The rate cut of 100 basis points (1%) follows a cut two weeks ago by 50 basis points (0.5%). The rate will now be within a target range of 0% to 0.25%.
In a statement, the Fed said:
Consistent with its statutory mandate, the Committee seeks to foster maximum employment and price stability. The effects of the coronavirus will weigh on economic activity in the near term and pose risks to the economic outlook. In light of these developments, the Committee decided to lower the target range for the federal funds rate to 0 to 1/4 percent. The Committee expects to maintain this target range until it is confident that the economy has weathered recent events and is on track to achieve its maximum employment and price stability goals. This action will help support economic activity, strong labor market conditions, and inflation returning to the Committee’s symmetric 2 percent objective.
In a separate statement, the Fed said (emphasis added):
Federal Reserve lending to depository institutions (the “discount window”) plays an important role in supporting the liquidity and stability of the banking system and the effective implementation of monetary policy. By providing ready access to funding, the discount window helps depository institutions manage their liquidity risks efficiently and avoid actions that have negative consequences for their customers, such as withdrawing credit during times of market stress. Thus, the discount window supports the smooth flow of credit to households and businesses. Providing liquidity in this way is one of the original purposes of the Federal Reserve System and other central banks around the world.
The Federal Reserve encourages depository institutions to turn to the discount window to help meet demands for credit from households and businesses at this time. In support of this goal, the Board today announced that it will lower the primary credit rate by 150 basis points to 0.25 percent, effective March 16, 2020. This reduction in the primary credit rate reflects both the 100 basis point reduction in the target range for the federal funds rate and a 50 basis point narrowing in the primary credit rate relative to the top of the target range. Narrowing the spread of the primary credit rate relative to the general level of overnight interest rates should help encourage more active use of the window by depository institutions to meet unexpected funding needs. To further enhance the role of the discount window as a tool for banks in addressing potential funding pressures, the Board also today announced that depository institutions may borrow from the discount window for periods as long as 90 days, prepayable and renewable by the borrower on a daily basis. The Federal Reserve continues to accept the same broad range of collateral for discount window loans.

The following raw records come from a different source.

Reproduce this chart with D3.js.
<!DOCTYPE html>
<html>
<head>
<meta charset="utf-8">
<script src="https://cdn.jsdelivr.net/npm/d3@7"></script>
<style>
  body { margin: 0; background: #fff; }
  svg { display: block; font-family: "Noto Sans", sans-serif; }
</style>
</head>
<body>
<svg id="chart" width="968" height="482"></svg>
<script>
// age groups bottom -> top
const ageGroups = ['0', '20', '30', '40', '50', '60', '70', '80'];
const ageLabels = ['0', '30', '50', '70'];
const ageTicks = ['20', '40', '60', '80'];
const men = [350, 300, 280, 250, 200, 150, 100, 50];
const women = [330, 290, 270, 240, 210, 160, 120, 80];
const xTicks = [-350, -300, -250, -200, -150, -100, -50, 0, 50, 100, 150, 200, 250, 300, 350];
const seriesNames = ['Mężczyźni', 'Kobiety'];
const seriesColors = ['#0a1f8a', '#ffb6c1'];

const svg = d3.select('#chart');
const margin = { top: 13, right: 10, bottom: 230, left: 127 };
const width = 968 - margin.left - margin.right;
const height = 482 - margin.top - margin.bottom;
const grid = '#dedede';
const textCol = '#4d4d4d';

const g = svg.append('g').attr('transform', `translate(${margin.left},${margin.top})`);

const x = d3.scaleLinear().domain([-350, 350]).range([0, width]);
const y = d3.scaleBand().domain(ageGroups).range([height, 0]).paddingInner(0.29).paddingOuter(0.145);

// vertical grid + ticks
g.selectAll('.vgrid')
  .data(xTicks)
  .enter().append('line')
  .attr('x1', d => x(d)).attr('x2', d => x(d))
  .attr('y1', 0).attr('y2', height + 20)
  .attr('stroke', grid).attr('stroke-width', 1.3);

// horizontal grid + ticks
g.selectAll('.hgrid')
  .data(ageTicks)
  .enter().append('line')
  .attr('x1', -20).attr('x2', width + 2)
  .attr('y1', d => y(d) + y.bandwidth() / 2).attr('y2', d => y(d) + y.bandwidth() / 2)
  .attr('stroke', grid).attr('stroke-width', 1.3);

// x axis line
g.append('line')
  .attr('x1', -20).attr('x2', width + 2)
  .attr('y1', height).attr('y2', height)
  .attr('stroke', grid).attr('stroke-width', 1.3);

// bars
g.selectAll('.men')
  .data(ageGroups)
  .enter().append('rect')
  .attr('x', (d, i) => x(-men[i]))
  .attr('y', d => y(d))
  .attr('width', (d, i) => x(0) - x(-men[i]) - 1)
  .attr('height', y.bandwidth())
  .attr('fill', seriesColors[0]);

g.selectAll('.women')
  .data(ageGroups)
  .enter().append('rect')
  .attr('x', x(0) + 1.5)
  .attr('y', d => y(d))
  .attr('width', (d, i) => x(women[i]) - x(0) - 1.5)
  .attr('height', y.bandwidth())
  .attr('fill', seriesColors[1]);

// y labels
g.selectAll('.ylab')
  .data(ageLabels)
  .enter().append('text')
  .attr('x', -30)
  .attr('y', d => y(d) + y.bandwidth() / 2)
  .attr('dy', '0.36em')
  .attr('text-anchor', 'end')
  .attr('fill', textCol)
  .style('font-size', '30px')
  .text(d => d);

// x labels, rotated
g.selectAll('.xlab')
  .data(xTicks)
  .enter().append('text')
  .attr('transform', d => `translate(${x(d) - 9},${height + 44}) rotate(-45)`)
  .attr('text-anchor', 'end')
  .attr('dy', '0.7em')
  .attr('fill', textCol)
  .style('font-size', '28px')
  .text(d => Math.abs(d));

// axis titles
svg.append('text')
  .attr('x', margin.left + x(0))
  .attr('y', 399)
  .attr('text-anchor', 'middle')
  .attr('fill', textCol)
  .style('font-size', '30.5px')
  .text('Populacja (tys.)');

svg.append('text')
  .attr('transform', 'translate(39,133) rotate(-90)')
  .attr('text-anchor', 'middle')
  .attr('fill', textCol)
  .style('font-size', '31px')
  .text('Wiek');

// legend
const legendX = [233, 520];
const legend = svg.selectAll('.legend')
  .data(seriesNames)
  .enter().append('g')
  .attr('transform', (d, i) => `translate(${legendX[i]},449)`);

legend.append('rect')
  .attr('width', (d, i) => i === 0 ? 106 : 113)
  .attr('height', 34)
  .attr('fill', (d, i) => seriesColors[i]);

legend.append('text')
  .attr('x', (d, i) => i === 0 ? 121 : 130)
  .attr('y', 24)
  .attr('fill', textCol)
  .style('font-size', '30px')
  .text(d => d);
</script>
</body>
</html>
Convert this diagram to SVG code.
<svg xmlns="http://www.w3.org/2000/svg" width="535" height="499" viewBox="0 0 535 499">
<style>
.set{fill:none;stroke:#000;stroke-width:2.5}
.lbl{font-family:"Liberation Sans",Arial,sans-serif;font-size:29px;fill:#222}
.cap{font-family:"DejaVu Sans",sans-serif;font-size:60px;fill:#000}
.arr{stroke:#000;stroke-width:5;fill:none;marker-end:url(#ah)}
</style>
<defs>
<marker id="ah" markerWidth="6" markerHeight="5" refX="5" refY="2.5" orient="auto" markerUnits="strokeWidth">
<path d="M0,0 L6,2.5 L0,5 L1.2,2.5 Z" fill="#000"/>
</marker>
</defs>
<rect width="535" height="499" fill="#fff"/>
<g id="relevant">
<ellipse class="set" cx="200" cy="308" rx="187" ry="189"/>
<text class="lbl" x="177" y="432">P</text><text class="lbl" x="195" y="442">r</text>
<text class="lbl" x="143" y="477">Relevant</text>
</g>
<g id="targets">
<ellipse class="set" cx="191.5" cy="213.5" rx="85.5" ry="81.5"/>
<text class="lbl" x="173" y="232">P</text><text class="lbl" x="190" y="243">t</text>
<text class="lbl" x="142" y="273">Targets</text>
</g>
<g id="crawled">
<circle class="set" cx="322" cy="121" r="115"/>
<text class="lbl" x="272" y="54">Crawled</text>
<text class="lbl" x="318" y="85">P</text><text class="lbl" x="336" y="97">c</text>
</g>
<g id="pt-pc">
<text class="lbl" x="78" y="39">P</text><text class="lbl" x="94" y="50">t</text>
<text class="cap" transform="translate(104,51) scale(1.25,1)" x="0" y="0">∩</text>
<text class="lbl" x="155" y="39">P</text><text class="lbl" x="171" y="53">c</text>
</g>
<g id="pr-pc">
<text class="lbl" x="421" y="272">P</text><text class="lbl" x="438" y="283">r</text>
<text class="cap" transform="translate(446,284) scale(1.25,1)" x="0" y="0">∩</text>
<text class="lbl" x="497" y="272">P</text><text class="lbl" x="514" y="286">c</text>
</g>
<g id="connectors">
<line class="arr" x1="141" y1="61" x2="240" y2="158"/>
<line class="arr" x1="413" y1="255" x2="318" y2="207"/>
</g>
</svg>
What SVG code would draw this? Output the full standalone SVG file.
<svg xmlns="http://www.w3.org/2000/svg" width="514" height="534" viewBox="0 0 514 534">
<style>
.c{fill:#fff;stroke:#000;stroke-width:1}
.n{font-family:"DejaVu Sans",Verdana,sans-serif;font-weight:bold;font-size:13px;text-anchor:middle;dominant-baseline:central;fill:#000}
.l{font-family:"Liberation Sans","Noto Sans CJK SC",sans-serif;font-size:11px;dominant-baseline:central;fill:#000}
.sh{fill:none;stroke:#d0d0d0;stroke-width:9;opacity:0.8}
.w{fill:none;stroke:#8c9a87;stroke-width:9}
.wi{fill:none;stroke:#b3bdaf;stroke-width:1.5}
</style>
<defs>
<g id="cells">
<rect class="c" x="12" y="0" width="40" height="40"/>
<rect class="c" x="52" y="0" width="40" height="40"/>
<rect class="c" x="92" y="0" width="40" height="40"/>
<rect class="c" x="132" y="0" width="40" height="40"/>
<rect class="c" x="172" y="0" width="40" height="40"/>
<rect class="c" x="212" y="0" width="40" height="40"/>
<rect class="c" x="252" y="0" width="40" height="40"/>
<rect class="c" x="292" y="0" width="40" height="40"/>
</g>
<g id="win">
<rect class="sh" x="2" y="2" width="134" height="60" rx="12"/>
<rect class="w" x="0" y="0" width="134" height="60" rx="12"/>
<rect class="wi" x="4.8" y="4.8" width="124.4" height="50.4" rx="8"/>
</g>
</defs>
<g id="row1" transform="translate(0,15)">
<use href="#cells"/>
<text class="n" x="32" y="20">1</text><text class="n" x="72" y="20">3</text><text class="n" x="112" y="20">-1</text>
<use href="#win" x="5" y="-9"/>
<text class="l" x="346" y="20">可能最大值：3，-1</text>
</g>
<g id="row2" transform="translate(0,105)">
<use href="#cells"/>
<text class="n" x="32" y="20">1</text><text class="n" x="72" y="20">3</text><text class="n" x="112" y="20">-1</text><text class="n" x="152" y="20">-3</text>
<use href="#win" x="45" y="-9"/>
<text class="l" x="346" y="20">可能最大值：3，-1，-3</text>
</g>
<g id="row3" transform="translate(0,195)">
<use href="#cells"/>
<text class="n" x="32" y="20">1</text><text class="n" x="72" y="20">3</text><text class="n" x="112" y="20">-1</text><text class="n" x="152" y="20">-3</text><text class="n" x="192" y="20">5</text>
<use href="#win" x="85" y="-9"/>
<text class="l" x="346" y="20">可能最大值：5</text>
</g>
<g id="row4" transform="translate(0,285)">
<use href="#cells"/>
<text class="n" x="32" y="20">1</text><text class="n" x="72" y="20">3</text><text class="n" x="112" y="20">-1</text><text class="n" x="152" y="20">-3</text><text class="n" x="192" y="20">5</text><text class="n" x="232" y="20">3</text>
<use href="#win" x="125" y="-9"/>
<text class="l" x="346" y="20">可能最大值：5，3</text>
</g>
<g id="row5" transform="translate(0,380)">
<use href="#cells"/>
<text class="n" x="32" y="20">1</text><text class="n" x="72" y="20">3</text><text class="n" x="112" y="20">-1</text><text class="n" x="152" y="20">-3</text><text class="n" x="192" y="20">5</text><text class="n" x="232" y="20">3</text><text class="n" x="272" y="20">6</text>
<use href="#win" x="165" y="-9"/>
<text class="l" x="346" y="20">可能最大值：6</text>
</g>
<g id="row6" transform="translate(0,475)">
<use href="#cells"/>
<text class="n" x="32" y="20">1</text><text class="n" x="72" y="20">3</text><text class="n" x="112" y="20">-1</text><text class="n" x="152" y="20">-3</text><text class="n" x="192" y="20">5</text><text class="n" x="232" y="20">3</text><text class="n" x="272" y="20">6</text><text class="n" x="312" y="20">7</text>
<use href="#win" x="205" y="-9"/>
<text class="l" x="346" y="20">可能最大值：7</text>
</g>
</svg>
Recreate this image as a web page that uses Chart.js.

The Federal Reserve is encouraging banks to use their capital and liquidity buffers as they lend to households and businesses who are affected by the coronavirus.
President Donald Trump has been urging the Fed to cut rates since well before the coronavirus outbreak, arguing that it had raised them too quickly during the economic recovery.
The Fed also slashed banks’ reserve requirements to zero to support lending to businesses and households affected by the outbreak. It also bought hundreds of billions of dollars in government bonds and mortgage-backed securities.